**Stated problem:** Copy out all lines of the records in which the word "React" appears.

**Exercise data:**

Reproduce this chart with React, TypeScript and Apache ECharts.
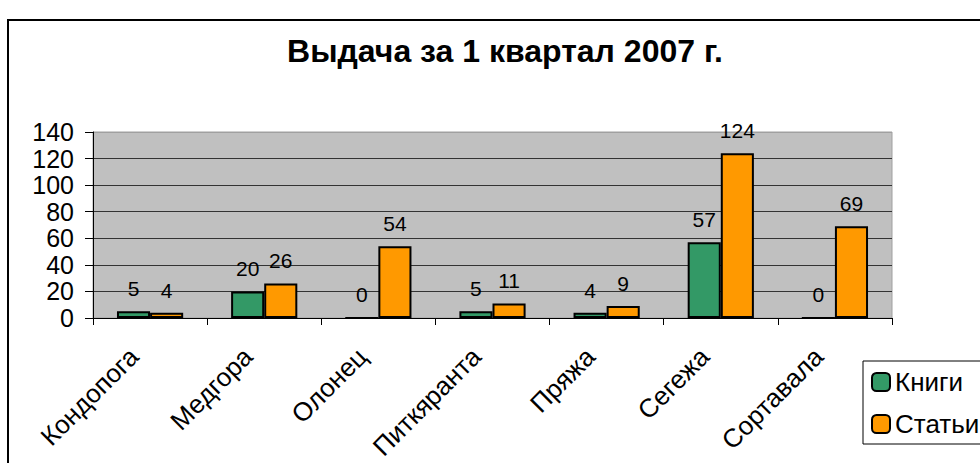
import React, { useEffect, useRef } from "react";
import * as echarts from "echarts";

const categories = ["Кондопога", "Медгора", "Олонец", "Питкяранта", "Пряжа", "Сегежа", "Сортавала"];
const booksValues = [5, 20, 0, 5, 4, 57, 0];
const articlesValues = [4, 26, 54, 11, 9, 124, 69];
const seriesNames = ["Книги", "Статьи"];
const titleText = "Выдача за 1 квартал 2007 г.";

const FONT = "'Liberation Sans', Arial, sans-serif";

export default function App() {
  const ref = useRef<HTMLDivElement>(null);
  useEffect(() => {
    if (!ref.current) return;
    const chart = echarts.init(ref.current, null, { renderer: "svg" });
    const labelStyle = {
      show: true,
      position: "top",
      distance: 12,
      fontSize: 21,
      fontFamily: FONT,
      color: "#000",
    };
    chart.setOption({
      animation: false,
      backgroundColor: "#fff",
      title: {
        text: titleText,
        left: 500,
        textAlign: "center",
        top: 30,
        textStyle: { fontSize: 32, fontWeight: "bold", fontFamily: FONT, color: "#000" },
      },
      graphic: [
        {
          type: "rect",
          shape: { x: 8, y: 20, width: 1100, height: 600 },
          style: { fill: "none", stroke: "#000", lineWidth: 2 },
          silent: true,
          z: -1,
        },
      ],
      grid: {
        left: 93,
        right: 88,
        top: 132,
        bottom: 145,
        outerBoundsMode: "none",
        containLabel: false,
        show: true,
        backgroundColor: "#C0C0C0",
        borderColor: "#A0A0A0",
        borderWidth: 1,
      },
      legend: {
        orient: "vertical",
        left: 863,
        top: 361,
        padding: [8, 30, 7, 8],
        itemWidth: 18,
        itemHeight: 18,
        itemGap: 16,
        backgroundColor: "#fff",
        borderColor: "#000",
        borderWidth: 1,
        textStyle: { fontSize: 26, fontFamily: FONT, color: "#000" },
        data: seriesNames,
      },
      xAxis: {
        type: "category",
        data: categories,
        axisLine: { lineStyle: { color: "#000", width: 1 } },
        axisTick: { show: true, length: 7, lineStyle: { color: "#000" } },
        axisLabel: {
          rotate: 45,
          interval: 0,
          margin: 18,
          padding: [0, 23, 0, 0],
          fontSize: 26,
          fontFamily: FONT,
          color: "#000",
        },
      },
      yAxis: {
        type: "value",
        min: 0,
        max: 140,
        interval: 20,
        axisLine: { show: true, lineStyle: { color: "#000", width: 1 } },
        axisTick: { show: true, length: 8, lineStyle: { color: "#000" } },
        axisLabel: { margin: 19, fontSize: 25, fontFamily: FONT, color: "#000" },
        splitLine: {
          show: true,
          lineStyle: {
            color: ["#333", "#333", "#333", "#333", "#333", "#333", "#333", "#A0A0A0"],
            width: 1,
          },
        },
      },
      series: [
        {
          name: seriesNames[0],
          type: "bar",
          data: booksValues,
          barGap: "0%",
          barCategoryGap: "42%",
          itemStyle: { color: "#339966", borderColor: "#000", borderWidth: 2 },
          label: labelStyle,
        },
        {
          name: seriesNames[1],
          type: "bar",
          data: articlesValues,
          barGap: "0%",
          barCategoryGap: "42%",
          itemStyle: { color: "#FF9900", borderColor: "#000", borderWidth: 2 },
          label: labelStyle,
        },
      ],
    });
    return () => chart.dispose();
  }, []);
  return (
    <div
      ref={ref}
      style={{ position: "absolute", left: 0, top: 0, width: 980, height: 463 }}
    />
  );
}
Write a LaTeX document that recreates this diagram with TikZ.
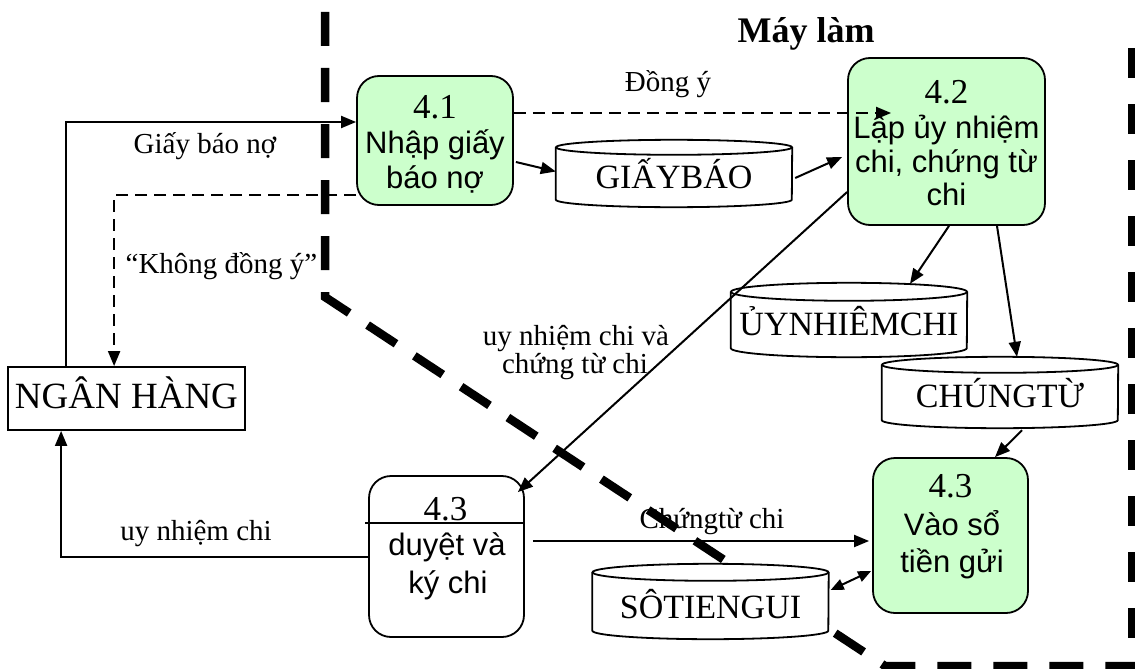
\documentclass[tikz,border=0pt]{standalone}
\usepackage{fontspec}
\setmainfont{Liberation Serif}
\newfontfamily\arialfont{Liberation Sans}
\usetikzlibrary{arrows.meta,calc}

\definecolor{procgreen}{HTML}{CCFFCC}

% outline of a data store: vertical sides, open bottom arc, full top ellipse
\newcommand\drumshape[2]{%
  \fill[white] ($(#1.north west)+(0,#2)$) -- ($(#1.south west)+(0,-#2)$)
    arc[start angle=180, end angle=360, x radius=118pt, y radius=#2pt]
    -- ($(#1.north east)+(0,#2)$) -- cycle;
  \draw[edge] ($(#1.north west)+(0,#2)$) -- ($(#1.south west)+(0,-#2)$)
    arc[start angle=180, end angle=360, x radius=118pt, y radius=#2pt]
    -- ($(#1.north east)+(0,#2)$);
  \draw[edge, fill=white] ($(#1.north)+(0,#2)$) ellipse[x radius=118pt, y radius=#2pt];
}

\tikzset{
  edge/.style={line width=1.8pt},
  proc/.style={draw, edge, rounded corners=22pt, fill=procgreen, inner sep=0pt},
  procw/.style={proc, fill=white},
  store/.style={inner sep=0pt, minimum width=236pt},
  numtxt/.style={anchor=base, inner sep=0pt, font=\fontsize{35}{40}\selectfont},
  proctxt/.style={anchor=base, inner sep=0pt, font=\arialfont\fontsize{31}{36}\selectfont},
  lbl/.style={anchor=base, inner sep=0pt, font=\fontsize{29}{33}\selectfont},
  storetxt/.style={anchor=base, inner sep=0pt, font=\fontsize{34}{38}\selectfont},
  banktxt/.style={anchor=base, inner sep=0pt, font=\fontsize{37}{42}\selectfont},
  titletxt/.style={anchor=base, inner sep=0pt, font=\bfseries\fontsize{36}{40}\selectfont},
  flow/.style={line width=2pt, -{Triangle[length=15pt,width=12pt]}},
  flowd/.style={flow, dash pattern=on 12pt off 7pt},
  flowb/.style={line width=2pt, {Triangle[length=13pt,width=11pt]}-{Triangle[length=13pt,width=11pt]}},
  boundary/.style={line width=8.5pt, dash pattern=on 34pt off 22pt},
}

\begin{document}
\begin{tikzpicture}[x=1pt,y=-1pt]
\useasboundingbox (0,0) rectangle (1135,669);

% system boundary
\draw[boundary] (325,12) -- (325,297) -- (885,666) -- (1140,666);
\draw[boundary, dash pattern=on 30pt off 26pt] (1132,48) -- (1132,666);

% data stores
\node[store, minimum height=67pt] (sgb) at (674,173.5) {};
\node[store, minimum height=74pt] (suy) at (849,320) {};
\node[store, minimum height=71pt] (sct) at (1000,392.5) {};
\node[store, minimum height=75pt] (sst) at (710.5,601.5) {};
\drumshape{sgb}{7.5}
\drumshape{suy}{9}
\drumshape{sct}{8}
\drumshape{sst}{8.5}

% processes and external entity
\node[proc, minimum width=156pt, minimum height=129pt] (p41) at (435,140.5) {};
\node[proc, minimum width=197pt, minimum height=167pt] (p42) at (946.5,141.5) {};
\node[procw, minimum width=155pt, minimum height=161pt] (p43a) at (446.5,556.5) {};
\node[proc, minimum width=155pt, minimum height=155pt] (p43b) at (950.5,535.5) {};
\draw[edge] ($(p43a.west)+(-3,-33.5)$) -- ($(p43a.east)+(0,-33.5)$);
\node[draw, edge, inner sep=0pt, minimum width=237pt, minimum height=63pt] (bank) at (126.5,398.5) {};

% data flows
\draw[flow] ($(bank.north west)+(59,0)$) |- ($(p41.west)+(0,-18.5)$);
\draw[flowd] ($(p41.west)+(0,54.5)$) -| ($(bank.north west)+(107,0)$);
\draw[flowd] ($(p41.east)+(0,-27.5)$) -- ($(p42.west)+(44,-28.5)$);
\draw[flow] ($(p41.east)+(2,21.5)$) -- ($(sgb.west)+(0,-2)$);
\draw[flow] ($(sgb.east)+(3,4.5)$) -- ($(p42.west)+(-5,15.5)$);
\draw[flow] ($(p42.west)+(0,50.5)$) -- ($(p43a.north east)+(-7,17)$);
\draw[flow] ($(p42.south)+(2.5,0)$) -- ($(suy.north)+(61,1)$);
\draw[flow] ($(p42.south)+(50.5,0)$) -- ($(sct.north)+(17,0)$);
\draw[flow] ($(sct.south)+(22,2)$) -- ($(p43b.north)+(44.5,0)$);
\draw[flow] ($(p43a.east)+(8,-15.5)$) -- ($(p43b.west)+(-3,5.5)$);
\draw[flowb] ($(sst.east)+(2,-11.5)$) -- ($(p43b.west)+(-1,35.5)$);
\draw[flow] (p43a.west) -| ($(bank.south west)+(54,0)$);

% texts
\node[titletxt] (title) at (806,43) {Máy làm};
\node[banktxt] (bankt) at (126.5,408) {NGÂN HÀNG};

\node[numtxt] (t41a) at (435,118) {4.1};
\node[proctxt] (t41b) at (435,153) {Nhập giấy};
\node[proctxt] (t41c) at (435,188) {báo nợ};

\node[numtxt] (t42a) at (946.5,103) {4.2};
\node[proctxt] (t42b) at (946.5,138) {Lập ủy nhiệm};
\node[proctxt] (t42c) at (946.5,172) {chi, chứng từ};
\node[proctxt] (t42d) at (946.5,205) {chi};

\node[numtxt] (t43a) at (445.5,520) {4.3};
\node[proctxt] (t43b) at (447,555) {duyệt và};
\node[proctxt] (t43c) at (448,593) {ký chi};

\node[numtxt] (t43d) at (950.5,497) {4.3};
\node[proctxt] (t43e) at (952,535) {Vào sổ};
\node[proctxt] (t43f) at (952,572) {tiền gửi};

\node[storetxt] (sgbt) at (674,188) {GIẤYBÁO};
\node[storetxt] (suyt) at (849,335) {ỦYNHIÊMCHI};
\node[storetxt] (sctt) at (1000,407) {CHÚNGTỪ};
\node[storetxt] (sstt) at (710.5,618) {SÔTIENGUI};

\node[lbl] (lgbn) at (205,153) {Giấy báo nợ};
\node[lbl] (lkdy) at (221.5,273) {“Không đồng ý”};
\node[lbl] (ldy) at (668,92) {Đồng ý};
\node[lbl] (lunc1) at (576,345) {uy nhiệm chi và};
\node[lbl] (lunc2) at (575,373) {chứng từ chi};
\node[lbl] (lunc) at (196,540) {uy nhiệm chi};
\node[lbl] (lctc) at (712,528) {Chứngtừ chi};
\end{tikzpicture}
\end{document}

**Exercise answer:**
Reproduce this chart with React, TypeScript and Apache ECharts.
import React, { useEffect, useRef } from "react";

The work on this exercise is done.